November 20, 2010
Obama's S.510 dilemma
Could the first couple's marital bliss be the first victim of this latest liberal over-reach?
By all accounts Senate Bill 510, the Food Safety Modernization Act, is an ideal piece of progressive legislation. Meaning, of course, that Barack Obama should endorse it wholeheartedly. At first glance, it appears to have all the proper ingredients to make it a statist's regulatory dream come true. From Michael Geer's AT exposé:
1) It is a dangerously broad regulatory bill giving extensive discretionary power to the FDA over the entire food supply; 2) It would impose one-size-fits-all-regulations on thousands of small and mid-sized farmers, small-scale local farms and food producers; 3) It attempts to limit the authority of our own domestic U.S. laws when it includes language ensuring that our US law will not disturb other international agreements that we have made.
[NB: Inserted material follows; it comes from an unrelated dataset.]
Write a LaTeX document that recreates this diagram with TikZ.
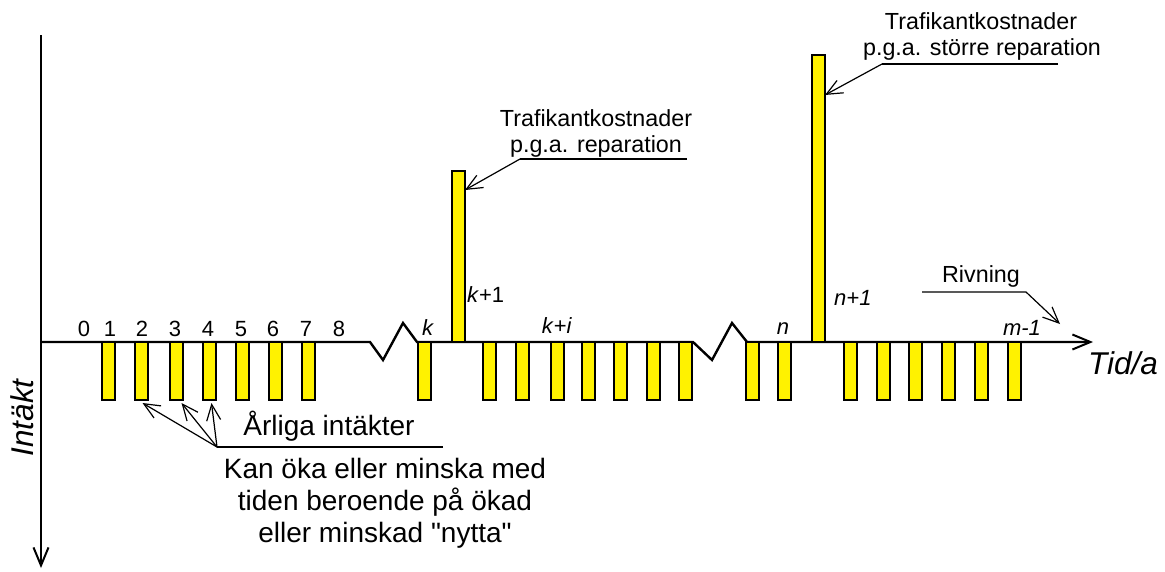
\documentclass[tikz,border=0pt]{standalone}
\usepackage{fontspec}
\setmainfont{Liberation Sans}
\usetikzlibrary{arrows.meta}
\begin{document}
\begin{tikzpicture}[x=1pt,y=-1pt,
  bar/.style={draw=black,line width=1.2pt,fill=yellow,minimum width=13pt,inner sep=0pt,outer sep=0pt},
  lowbar/.style={bar,minimum height=58pt,anchor=north west},
  axis/.style={line width=2.4pt,line join=miter},
  lead/.style={line width=1.2pt},
  larrow/.style={lead,-{Straight Barb[length=16pt,width=14pt,line width=1.2pt]}},
  tick/.style={font=\fontsize{22}{25}\selectfont,anchor=base,inner sep=0pt},
  lbl/.style={font=\fontsize{23.3}{25}\selectfont,anchor=base,inner sep=0pt},
  big/.style={font=\fontsize{28}{32}\selectfont,anchor=base,inner sep=0pt},
  axlbl/.style={font=\fontsize{31.5}{34}\selectfont\itshape,inner sep=0pt}
]
\useasboundingbox (0,0) rectangle (1165,571);

% axes
\coordinate (ytop) at (41,35);
\coordinate (ybot) at (41,568);
\coordinate (o) at (41,342);
\coordinate (xend) at (1093,342);
\draw[axis,-{Straight Barb[length=18pt,width=15pt,line width=2pt]}] (ytop) -- (ybot);
\draw[axis,-{Straight Barb[length=18pt,width=15pt,line width=2pt]}]
  (o) -- (370,342) -- (383,360) -- (403,323) -- (417,342)
  -- (693,342) -- (712,360) -- (732,323) -- (747,342) -- (xend);

% low bars
\foreach \x [count=\i] in {102,135,170,203,236,269,302}
  \node[lowbar] (b\i) at (\x,342) {};
\node[lowbar] (bk) at (418,342) {};
\foreach \x [count=\i] in {483,516,551,582,614,647,679}
  \node[lowbar] (bki\i) at (\x,342) {};
\node[lowbar] (bn0) at (746,342) {};
\node[lowbar] (bn) at (778,342) {};
\foreach \x [count=\i] in {844,877,909,942,975,1008}
  \node[lowbar] (bm\i) at (\x,342) {};
% tall bars
\node[bar,minimum height=171pt,anchor=south west] (bk1) at (452,342) {};
\node[bar,minimum height=287pt,anchor=south west] (bn1) at (812,342) {};

% tick labels
\foreach \x [count=\i from 0] in {84,110,142,175,208,241,273,306,339}
  \node[tick] (t\i) at (\x,336) {\i};
\node[tick] (tk) at (428,335) {\textit{k}};
\node[tick,anchor=base west] (tk1) at (467,302) {\textit{k}+1};
\node[tick] (tki) at (557,333) {\textit{k}+\textit{i}};
\node[tick] (tn) at (783,334) {\textit{n}};
\node[tick,anchor=base west] (tn1) at (834,305) {\textit{n+1}};
\node[tick] (tm) at (1022,335) {\textit{m-1}};

% axis labels
\node[axlbl,anchor=base west] (tid) at (1088,374) {Tid/a};
\node[axlbl,rotate=90,anchor=base] (intakt) at (34,418) {Intäkt};

% Trafikantkostnader p.g.a. reparation
\node[lbl] (r1) at (596,126) {Trafikantkostnader};
\node[lbl] (r2) at (596,152) {p.g.a. reparation};
\coordinate (ru1) at (520,159);
\coordinate (ru2) at (687,159);
\draw[lead] (ru2) -- (ru1);
\draw[larrow] (ru1) -- ([yshift=-19pt]bk1.north east);

% Trafikantkostnader p.g.a. större reparation
\node[lbl] (s1) at (981,29) {Trafikantkostnader};
\node[lbl] (s2) at (982,55) {p.g.a. större reparation};
\coordinate (su1) at (882,64);
\coordinate (su2) at (1058,64);
\draw[lead] (su2) -- (su1);
\draw[larrow] (su1) -- ([yshift=-40pt]bn1.north east);

% Rivning
\node[lbl] (riv) at (981,282) {Rivning};
\coordinate (rv1) at (922,292);
\coordinate (rv2) at (1026,292);
\coordinate (rv3) at (1060,324);
\draw[larrow] (rv1) -- (rv2) -- (rv3);

% Årliga intäkter
\node[big] (arl) at (329,435) {Årliga intäkter};
\coordinate (au1) at (217,447);
\coordinate (au2) at (443,447);
\draw[lead] (au2) -- (au1);
\draw[larrow] (au1) -- ([xshift=1pt,yshift=-3pt]b2.south);
\draw[larrow] (au1) -- ([xshift=5pt,yshift=-3pt]b3.south);
\draw[larrow] (au1) -- ([xshift=2pt,yshift=-3pt]b4.south);
\node[big] (kan1) at (385,478) {Kan öka eller minska med};
\node[big] (kan2) at (385,510) {tiden beroende på ökad};
\node[big] (kan3) at (385,542) {eller minskad \textquotedbl nytta\textquotedbl};
\end{tikzpicture}
\end{document}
But wait just a minute there comrade. I see trouble on the horizon for Mr. Obama if he signs this monstrosity, which threatens to place crippling restrictions on small-scale food producers, into law. First and foremost, there is the very real possibility of putting his wife's cherished south lawn vegetable garden out of commission, and we can only imagine how upset Michelle would be about that. So how does the President reconcile the tantalizing prospect of controlling the nation's food supply with the strong likelihood of raising Michelle's ire? Tough choice there.
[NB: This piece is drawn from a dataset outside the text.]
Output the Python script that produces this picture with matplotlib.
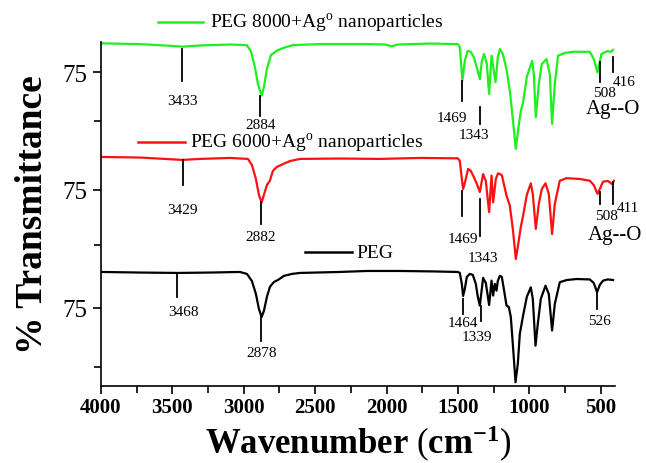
import matplotlib
matplotlib.use("Agg")
import matplotlib.pyplot as plt
from matplotlib.ticker import FixedLocator

plt.rcParams['font.family'] = ['Liberation Serif', 'DejaVu Serif']
plt.rcParams['mathtext.fontset'] = 'custom'
plt.rcParams['mathtext.rm'] = 'Liberation Serif'
plt.rcParams['mathtext.bf'] = 'Liberation Serif:bold'

# FTIR spectra (wavenumber cm-1, % transmittance)
peg_wn = [4000, 3727, 3461, 3237, 3027, 2978, 2943, 2915, 2894, 2875, 2859, 2838, 2817, 2789,
          2761, 2719, 2663, 2607, 2327, 2138, 1907, 1697, 1501, 1487, 1473, 1464, 1452, 1438,
          1417, 1396, 1375, 1361, 1347, 1333, 1324, 1305, 1282, 1265, 1254, 1242, 1230, 1221,
          1207, 1193, 1179, 1160, 1144, 1130, 1116, 1097, 1081, 1067, 1044, 1018, 990, 976,
          957, 941, 920, 887, 864, 841, 822, 787, 738, 670, 577, 549, 526, 507, 484, 451, 414]
peg_t = [93.3, 93.0, 92.8, 93.0, 93.3, 92.3, 88.7, 82.1, 74.5, 70.4, 73.5, 80.6, 85.7, 88.2,
         89.2, 91.3, 92.3, 92.8, 93.3, 93.8, 93.8, 93.6, 93.3, 92.8, 87.2, 81.1, 84.7, 90.8,
         92.3, 91.8, 87.2, 80.6, 76.2, 84.7, 90.3, 87.7, 76.5, 88.9, 81.3, 87.2, 83.8, 88.7,
         91.4, 90.8, 84.7, 76.2, 75.5, 70.4, 56.7, 37.2, 46.5, 61.8, 71.1, 80.6, 85.5, 79.6,
         55.8, 66.9, 79.6, 86.3, 82.1, 63.5, 77.0, 88.1, 89.2, 89.7, 89.5, 87.7, 83.0, 86.7,
         88.9, 89.5, 89.2]

peg6_wn = [4000, 3727, 3552, 3431, 3307, 3097, 2971, 2943, 2915, 2894, 2875, 2859, 2838, 2817,
           2796, 2770, 2724, 2677, 2607, 2327, 2047, 1767, 1501, 1487, 1473, 1464, 1452, 1429,
           1410, 1389, 1368, 1347, 1333, 1324, 1305, 1282, 1265, 1254, 1235, 1219, 1193, 1179,
           1160, 1137, 1116, 1095, 1078, 1060, 1044, 1018, 990, 976, 955, 934, 913, 887, 864,
           841, 822, 787, 740, 647, 577, 549, 523, 507, 484, 451, 423, 407]
peg6_t = [91.8, 91.5, 90.8, 90.3, 90.8, 91.3, 90.8, 87.7, 80.6, 72.5, 68.7, 72.5, 77.5, 79.7,
          84.7, 86.7, 88.2, 89.7, 90.8, 91.0, 90.8, 91.3, 91.1, 89.7, 80.6, 75.5, 78.6, 85.7,
          84.7, 81.6, 78.1, 74.0, 79.6, 83.1, 79.6, 63.7, 82.3, 68.7, 80.6, 83.5, 82.6, 78.1,
          72.1, 67.0, 55.2, 39.9, 47.5, 56.2, 61.9, 72.5, 78.4, 73.0, 55.2, 67.9, 75.5, 78.4,
          73.0, 52.6, 67.9, 79.7, 81.0, 80.6, 79.7, 77.5, 73.0, 75.5, 79.2, 79.6, 78.1, 79.7]

peg8_wn = [4000, 3727, 3552, 3426, 3307, 3097, 2980, 2950, 2922, 2901, 2875, 2859, 2838, 2810,
           2770, 2726, 2656, 2467, 2117, 2012, 1965, 1921, 1697, 1501, 1487, 1469, 1452, 1433,
           1410, 1389, 1359, 1347, 1333, 1317, 1298, 1282, 1265, 1237, 1221, 1207, 1186, 1160,
           1137, 1116, 1095, 1078, 1060, 1044, 1018, 981, 969, 955, 934, 913, 880, 857, 841,
           822, 799, 752, 694, 577, 549, 523, 507, 495, 451, 430, 414]
peg8_t = [89.6, 89.2, 88.5, 87.9, 88.5, 89.0, 88.7, 85.7, 77.5, 68.9, 63.0, 67.4, 76.5, 83.6,
          85.8, 87.2, 88.7, 89.2, 89.2, 89.0, 88.1, 89.0, 89.5, 89.2, 87.7, 70.6, 80.6, 85.8,
          85.2, 82.6, 74.8, 71.4, 80.6, 84.2, 79.1, 63.8, 83.3, 69.8, 82.6, 86.7, 84.2, 76.5,
          65.5, 51.1, 35.9, 46.0, 55.2, 59.6, 72.5, 80.7, 74.0, 52.0, 68.9, 79.1, 81.6, 74.0,
          48.6, 68.9, 83.3, 84.7, 85.3, 85.3, 81.6, 74.8, 80.1, 84.2, 85.7, 85.2, 86.3]

offsets = [0, 60, 120]

fig = plt.figure(figsize=(6.46, 4.64), dpi=100)
ax = fig.add_axes([0.1563, 0.166, 0.7958, 0.741])

ax.plot(peg_wn, [t + offsets[0] for t in peg_t], color='black', lw=1.6)
ax.plot(peg6_wn, [t + offsets[1] for t in peg6_t], color='#ff1010', lw=1.6)
ax.plot(peg8_wn, [t + offsets[2] for t in peg8_t], color='#1ef01e', lw=1.6)

ax.set_xlim(4000, 400)
ax.set_ylim(35.3, 210.2)

# peak markers: (wavenumber, line top, line bottom, label x, label y, text)
marks = [
    (3433, 190.4, 206.7, 3433, 180.7, '3433'), (2884, 172.6, 182.8, 2884, 168.5, '2884'),
    (1469, 180.4, 190.6, 1545, 172.0, '1469'), (1343, 168.5, 177.2, 1389, 163.0, '1343'),
    (508, 189.9, 200.1, 477, 184.7, '508'), (416, 195.0, 202.6, 337, 190.0, '416'),
    (3429, 137.7, 150.2, 3429, 125.3, '3429'), (2882, 117.7, 128.7, 2882, 111.5, '2882'),
    (1469, 121.9, 134.6, 1464, 110.1, '1469'), (1343, 111.8, 130.4, 1324, 100.8, '1343'),
    (508, 127.9, 134.0, 460, 121.9, '508'), (411, 127.9, 139.0, 313, 126.1, '411'),
    (3468, 80.4, 92.3, 3424, 73.1, '3468'), (2878, 58.4, 70.4, 2878, 52.5, '2878'),
    (1464, 72.0, 79.6, 1464, 67.7, '1464'), (1339, 68.5, 76.2, 1370, 60.6, '1339'),
    (526, 74.5, 83.0, 512, 68.5, '526'),
]
for wn, y0, y1, tx, ty, s in marks:
    ax.plot([wn, wn], [y0, y1], color='black', lw=1.3)
    ax.text(tx, ty, s, fontsize=11, ha='center', va='center', clip_on=False)

ax.text(414, 176.5, 'Ag--O', fontsize=15, ha='center', va='center')
ax.text(402, 112.6, 'Ag--O', fontsize=15, ha='center', va='center')

# in-plot legends
ax.plot([3601, 3286], [220.2, 220.2], color='#1ef01e', lw=1.8, clip_on=False)
ax.text(3237, 220.2, 'PEG 8000+Ag$^{\\rm o}$ nanoparticles', fontsize=14, va='center')
ax.plot([3741, 3412], [159.2, 159.2], color='#ff1010', lw=1.8)
ax.text(3377, 159.2, 'PEG 6000+Ag$^{\\rm o}$ nanoparticles', fontsize=14, va='center')
ax.plot([2572, 2243], [103.3, 103.3], color='black', lw=1.8)
ax.text(2208, 103.3, 'PEG', fontsize=14, va='center')

ax.spines['top'].set_visible(False)
ax.spines['right'].set_visible(False)
ax.spines['left'].set_linewidth(1.2)
ax.spines['bottom'].set_linewidth(1.2)

ax.set_xticks([4000, 3500, 3000, 2500, 2000, 1500, 1000, 500])
ax.xaxis.set_minor_locator(FixedLocator([3750, 3250, 2750, 2250, 1750, 1250, 750]))
ax.set_xticklabels(['4000', '3500', '3000', '2500', '2000', '1500', '1000', '500'],
                   fontsize=15, fontweight='bold')
ax.set_yticks([75, 135, 195])
ax.set_yticklabels(['75', '75', '75'], fontsize=18)
ax.yaxis.set_minor_locator(FixedLocator([45, 107, 170]))
ax.tick_params(which='major', direction='out', length=6, width=1.2)
ax.tick_params(which='minor', direction='out', length=5, width=1.2)
ax.tick_params(axis='x', pad=2)

ax.set_xlabel('Wavenumber $\\rm{(}\\mathbf{cm}^{\\mathbf{-1}}\\rm{)}$', fontsize=25,
              fontweight='bold', labelpad=4)
ax.set_ylabel('% Transmittance', fontsize=27, fontweight='bold', labelpad=9)

plt.savefig('out.png', dpi=100)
Continuing along those lines, the other vexing issue for the President to consider before he severely limits our dietary choices is this; what will the First Lady do now with all the time she spent on planting, cultivating, and waxing eloquent about her miracle garden? Does the President really want Michelle hanging around the Oval Office looking for some other official business to meddle in? Or even more unsettling to the First Dude; will she now use her time to pay closer attention to his less than ideal eating habits?
Ah, the delicious irony of unintended liberal consequences.